## BRIEF
From the first line of the data below through the line bearing "W, H = 491, 406", reproduce each line exactly; do not include pictures.
>>>>>
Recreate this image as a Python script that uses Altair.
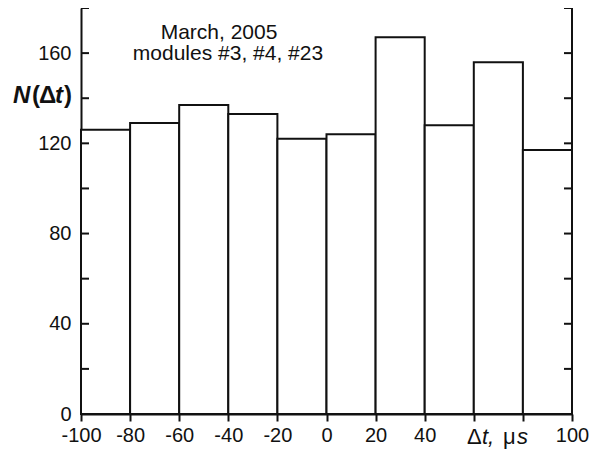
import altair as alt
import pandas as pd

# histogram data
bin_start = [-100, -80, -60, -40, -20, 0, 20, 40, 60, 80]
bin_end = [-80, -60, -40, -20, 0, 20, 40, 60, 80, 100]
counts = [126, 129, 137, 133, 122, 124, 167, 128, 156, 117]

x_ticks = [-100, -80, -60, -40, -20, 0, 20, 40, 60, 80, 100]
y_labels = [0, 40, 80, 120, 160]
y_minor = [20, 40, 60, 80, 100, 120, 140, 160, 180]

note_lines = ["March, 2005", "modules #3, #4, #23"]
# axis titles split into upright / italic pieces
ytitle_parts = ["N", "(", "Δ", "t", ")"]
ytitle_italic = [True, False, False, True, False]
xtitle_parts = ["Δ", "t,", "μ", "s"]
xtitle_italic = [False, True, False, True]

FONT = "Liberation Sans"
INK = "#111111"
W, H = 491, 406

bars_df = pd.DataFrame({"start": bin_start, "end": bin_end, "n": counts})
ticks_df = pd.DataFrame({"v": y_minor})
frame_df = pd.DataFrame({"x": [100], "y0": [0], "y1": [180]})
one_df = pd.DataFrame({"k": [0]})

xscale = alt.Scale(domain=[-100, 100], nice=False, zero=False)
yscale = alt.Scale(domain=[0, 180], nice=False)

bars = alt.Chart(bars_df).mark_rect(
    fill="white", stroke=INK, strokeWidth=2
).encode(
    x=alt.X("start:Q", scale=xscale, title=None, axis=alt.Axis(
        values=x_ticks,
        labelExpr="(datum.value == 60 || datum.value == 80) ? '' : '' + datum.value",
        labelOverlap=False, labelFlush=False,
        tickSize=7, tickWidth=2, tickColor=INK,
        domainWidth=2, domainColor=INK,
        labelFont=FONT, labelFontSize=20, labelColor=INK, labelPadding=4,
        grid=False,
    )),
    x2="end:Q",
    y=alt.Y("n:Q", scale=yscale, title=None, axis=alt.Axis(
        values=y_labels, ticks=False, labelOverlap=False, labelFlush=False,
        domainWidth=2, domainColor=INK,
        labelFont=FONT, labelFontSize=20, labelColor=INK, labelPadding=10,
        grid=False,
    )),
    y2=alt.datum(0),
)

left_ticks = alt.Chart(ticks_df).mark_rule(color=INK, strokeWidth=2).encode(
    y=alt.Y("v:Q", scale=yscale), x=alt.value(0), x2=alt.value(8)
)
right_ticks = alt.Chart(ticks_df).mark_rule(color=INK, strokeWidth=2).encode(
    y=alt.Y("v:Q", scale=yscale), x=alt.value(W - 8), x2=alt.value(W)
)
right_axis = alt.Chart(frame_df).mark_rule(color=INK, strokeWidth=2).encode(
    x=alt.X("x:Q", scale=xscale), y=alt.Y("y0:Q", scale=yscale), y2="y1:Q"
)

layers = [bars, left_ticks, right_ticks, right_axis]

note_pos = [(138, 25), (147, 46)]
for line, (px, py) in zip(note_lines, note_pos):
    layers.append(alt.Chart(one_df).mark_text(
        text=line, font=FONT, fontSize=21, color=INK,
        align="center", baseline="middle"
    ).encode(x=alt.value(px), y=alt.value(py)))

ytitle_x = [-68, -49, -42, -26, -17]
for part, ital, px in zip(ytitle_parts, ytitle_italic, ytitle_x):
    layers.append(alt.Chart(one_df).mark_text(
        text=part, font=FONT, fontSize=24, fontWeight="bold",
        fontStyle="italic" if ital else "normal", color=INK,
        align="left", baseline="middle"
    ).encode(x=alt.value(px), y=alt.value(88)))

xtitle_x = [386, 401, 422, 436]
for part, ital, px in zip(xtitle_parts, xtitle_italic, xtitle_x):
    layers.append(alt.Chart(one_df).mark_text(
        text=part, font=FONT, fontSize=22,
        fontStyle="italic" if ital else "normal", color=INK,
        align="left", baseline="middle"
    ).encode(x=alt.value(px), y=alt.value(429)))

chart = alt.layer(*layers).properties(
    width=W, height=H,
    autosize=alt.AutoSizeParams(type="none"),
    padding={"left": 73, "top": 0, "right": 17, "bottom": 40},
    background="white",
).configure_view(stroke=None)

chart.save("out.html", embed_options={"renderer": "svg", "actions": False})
<<<<<
## ANSWER TO THE TASK
Recreate this image as a Python script that uses Altair.
import altair as alt
import pandas as pd

# histogram data
bin_start = [-100, -80, -60, -40, -20, 0, 20, 40, 60, 80]
bin_end = [-80, -60, -40, -20, 0, 20, 40, 60, 80, 100]
counts = [126, 129, 137, 133, 122, 124, 167, 128, 156, 117]

x_ticks = [-100, -80, -60, -40, -20, 0, 20, 40, 60, 80, 100]
y_labels = [0, 40, 80, 120, 160]
y_minor = [20, 40, 60, 80, 100, 120, 140, 160, 180]

note_lines = ["March, 2005", "modules #3, #4, #23"]
# axis titles split into upright / italic pieces
ytitle_parts = ["N", "(", "Δ", "t", ")"]
ytitle_italic = [True, False, False, True, False]
xtitle_parts = ["Δ", "t,", "μ", "s"]
xtitle_italic = [False, True, False, True]

FONT = "Liberation Sans"
INK = "#111111"
W, H = 491, 406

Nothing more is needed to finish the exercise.